50代でひとり法人設立。「バーチャルオフィスという選択肢」

【実践編】会社の作り方・運用

自宅?賃貸?バーチャルオフィス?——本店住所、どうする問題

法人設立を決めたとき、最初にぶつかったのが「本店住所をどこにするか」という問題。登記には本店所在地の記載が必須。でも、どこにするかで悩んだ。

  • 自宅:手軽だけど、プライバシーが気になる
  • 賃貸オフィス:信用度は高いけど、コストが重い
  • バーチャルオフィス:コストを抑えつつ、住所を借りられる

結局、選んだのは「バーチャルオフィス」。理由は、仲のいい知り合い以外には自宅住所を知られたくなかったから。登記情報は誰でも見られるので、プライバシーの観点はかなり重要だった。


代表者住所と本店が同じ問題

会社の場合、登記簿に代表者の住所が記載される。これまでは番地まで公開されていたけれど、最近は「代表取締役等住所非表示措置」という制度が始まり、株式会社の場合一定の条件を満たせば市区町村までの表示で済むようになった。ただし合同会社にはこの制度がないみたい、改善してほしい。

これは、プライバシー保護の観点からも大きな進歩。2024年10月から施行されていて、申請すれば番地や部屋番号などを非表示にできる。

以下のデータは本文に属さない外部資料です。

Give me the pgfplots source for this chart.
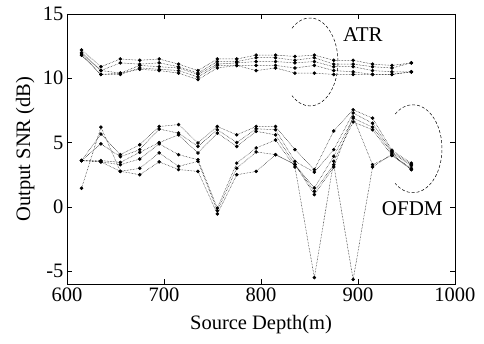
\documentclass[border=0pt]{standalone}
\usepackage{fontspec}
\setmainfont{Liberation Serif}
\usepackage{pgfplots}
\pgfplotsset{compat=1.18}
\usepackage{pgfplotstable}

\pgfplotstableread{
x   a1   a2   a3   a4   a5
615 12.2 12.0 11.9 11.8 11.8
635 10.9 10.6 10.6 10.3 10.3
655 11.5 11.2 10.4 10.3 10.4
675 11.4 11.1 11.0 10.8 10.7
695 11.5 11.2 10.9 10.7 10.6
715 11.1 10.9 10.8 10.6 10.4
735 10.6 10.4 10.3 10.1 9.9
755 11.5 11.3 11.1 11.0 10.8
775 11.5 11.3 11.2 11.0 11.0
795 11.8 11.6 11.3 11.0 10.6
815 11.8 11.6 11.3 11.0 10.8
835 11.7 11.4 11.2 10.8 10.4
855 11.8 11.6 11.3 11.0 10.4
875 11.4 11.1 10.9 10.6 10.3
895 11.4 11.1 10.9 10.5 10.3
915 11.1 10.9 10.6 10.3 10.3
935 11.0 10.8 10.5 10.3 10.3
955 11.2 11.2 10.5 10.5 10.5
}\atr

\pgfplotstableread{
x   o1   o2   o3   o4   o5    o6
615 3.6  3.6  3.6  3.6  3.6   1.45
635 5.66 4.9  3.6  3.5  3.5   6.2
655 4.06 3.9  3.46 3.28 2.76  2.76
675 4.83 4.45 4.24 3.72 3.0   2.5
695 6.25 6.05 5.0  4.9  4.2   3.5
715 6.4  5.74 5.6  4.06 3.15  2.9
735 4.97 4.7  4.19 3.67 3.54  2.76
755 6.25 6.0  5.74 -0.1 -0.3  -0.55
775 5.6  5.0  4.7  3.4  3.0   2.5
795 6.25 6.07 5.87 4.58 4.27  2.76
815 6.25 6.0  5.6  5.2  4.06  4.06
835 4.45 3.54 3.28 3.1  3.3   3.3
855 2.9  2.7  1.47 -5.5 1.2   0.95
875 5.9  4.45 3.93 3.54 3.28  3.1
895 7.55 7.3  6.9  6.6  -5.65 7.0
915 6.9  6.5  6.2  6.0  3.1   3.28
935 4.4  4.3  4.2  4.0  4.1   4.0
955 3.4  3.3  3.2  3.0  2.9   2.9
}\ofdm

\pgfplotsset{ser/.style={black, densely dotted, line width=0.5pt,
    mark=*, mark size=1.5pt, mark options={solid, fill=black}}}

\begin{document}
\begin{tikzpicture}
\begin{axis}[
  width=388pt, height=270pt, scale only axis,
  xmin=600, xmax=1000, ymin=-6, ymax=15,
  xtick={600,700,800,900,1000},
  ytick={-5,0,5,10,15},
  tick align=inside,
  major tick length=5pt,
  axis line style={line width=0.7pt},
  tick style={line width=0.6pt, black},
  /pgf/number format/assume math mode=true,
  /pgf/number format/1000 sep={},
  tick label style={font=\fontsize{20.5}{24}\selectfont},
  label style={font=\fontsize{20.5}{24}\selectfont},
  xlabel={Source Depth(m)},
  ylabel={Output SNR (dB)},
  xlabel style={at={(axis description cs:0.5,-0.152)},anchor=center},
  ylabel style={at={(axis description cs:-0.108,0.5)},anchor=center},
  clip=false,
]
\addplot[ser] table[x=x,y=a1]{\atr};
\addplot[ser] table[x=x,y=a2]{\atr};
\addplot[ser] table[x=x,y=a3]{\atr};
\addplot[ser] table[x=x,y=a4]{\atr};
\addplot[ser] table[x=x,y=a5]{\atr};
\addplot[ser] table[x=x,y=o1]{\ofdm};
\addplot[ser] table[x=x,y=o2]{\ofdm};
\addplot[ser] table[x=x,y=o3]{\ofdm};
\addplot[ser] table[x=x,y=o4]{\ofdm};
\addplot[ser] table[x=x,y=o5]{\ofdm};
\addplot[ser] table[x=x,y=o6]{\ofdm};
\draw[densely dashed, line width=0.5pt] (axis cs:850.5,11.27) ++(130:28pt and 44pt)
  arc[start angle=130, end angle=-130, x radius=28pt, y radius=44pt];
\draw[densely dashed, line width=0.5pt] (axis cs:956.7,4.52) ++(128:29pt and 44pt)
  arc[start angle=128, end angle=-128, x radius=29pt, y radius=44pt];
\node[font=\fontsize{21}{24}\selectfont] at (axis cs:905,13.37) {ATR};
\node[font=\fontsize{21}{24}\selectfont] at (axis cs:956,-0.15) {OFDM};
\path ([xshift=-67pt,yshift=-60pt]rel axis cs:0,0) ([xshift=29pt,yshift=14pt]rel axis cs:1,1);
\end{axis}
\end{tikzpicture}
\end{document}
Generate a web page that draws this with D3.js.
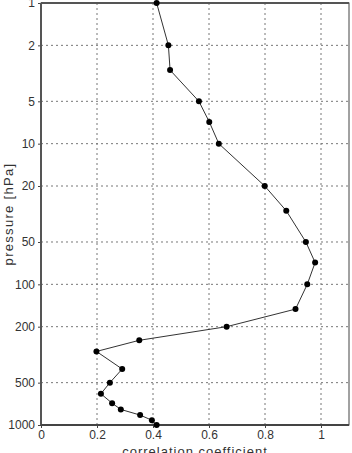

▶︎参考:法務省|代表取締役等住所非表示措置について

ただし、申請には条件があるので、設立時にしっかり確認しておく必要がある。


バーチャルオフィスの選択肢と比較

バーチャルオフィスといっても、サービス内容や価格はさまざま。今回は、検討した3社を比較してみた。

サービス名月額費用(税込)郵便転送法人登記可備考
GMOオフィスサポート990円〜あり(週1〜)可能登記専用プランあり
レゾナンス1,650円〜あり(即日転送可)可能都内一等地住所
DMMバーチャルオフィス660円〜あり(週1)可能初期費用無料キャンペーンあり

最終的に選んだのは「GMOオフィスサポート」。理由は、登記専用プランがあり、価格も手頃だったから。郵便物も週1回転送されるし、必要なときは都度転送もできる。まだ本業が定まっていない今の状況には、ちょうどよかった。


郵便物は少ない。だからこそ、柔軟なサービスがありがたい

法人設立後、思ったより郵便物は少なかった。税務署や年金事務所からの書類は一度届けば終わりだし、営業活動もまだ本格化していない。

だからこそ、毎日転送されるような高額プランは不要だった。週1回の転送で十分。必要なときだけ個別転送を依頼できるのも便利だった。


本業がまだ定まっていない。だからこそ、柔軟な住所が必要だった

設立はしたものの、まだ本業が定まっていない。FPとしての知識はあるけれど、何を軸にするかは模索中。ブログやSNSでの発信も始めたばかりで、収益化には時間がかかりそう。

そんな中で、賃貸オフィスを借りるのは現実的ではなかった。固定費を抑えつつ、法人としての体裁を整えるには、バーチャルオフィスが最適だった。


求人の業務委託は個人事業者ばかり。何件も断られた

設立後、業務委託の求人に応募してみた。でも、ほとんどが「個人事業主限定」。法人だと断られるケースが多かった。

これは予想外だった。法人の方が信用があると思っていたけれど、実際は「個人事業主の方が契約しやすい」という企業も多いらしい。特に、報酬が源泉徴収される案件では、個人事業主の方が処理がラクなのだとか。

何件も断られて、少し落ち込んだけれど、「今は準備期間」と割り切ることにした。法人としての活動は、もう少し軸が定まってから本格化させようと思う。


まとめ:バーチャルオフィスは「今の自分にちょうどいい」

法人設立は、勢いだけでは続かない。特に50代での挑戦は、現実的な判断が求められる。バーチャルオフィスは、そんな今の自分にちょうどいい選択だった。

  • プライバシーを守りながら登記できる
  • 固定費を抑えられる
  • 郵便物の管理も柔軟
  • 本業が定まっていなくても、法人としての体裁は整う

これから先、事業が軌道に乗ったら、また住所のことも考え直すかもしれない。でも、今はこの形で十分。迷いながらも、少しずつ前に進んでいければと思っている。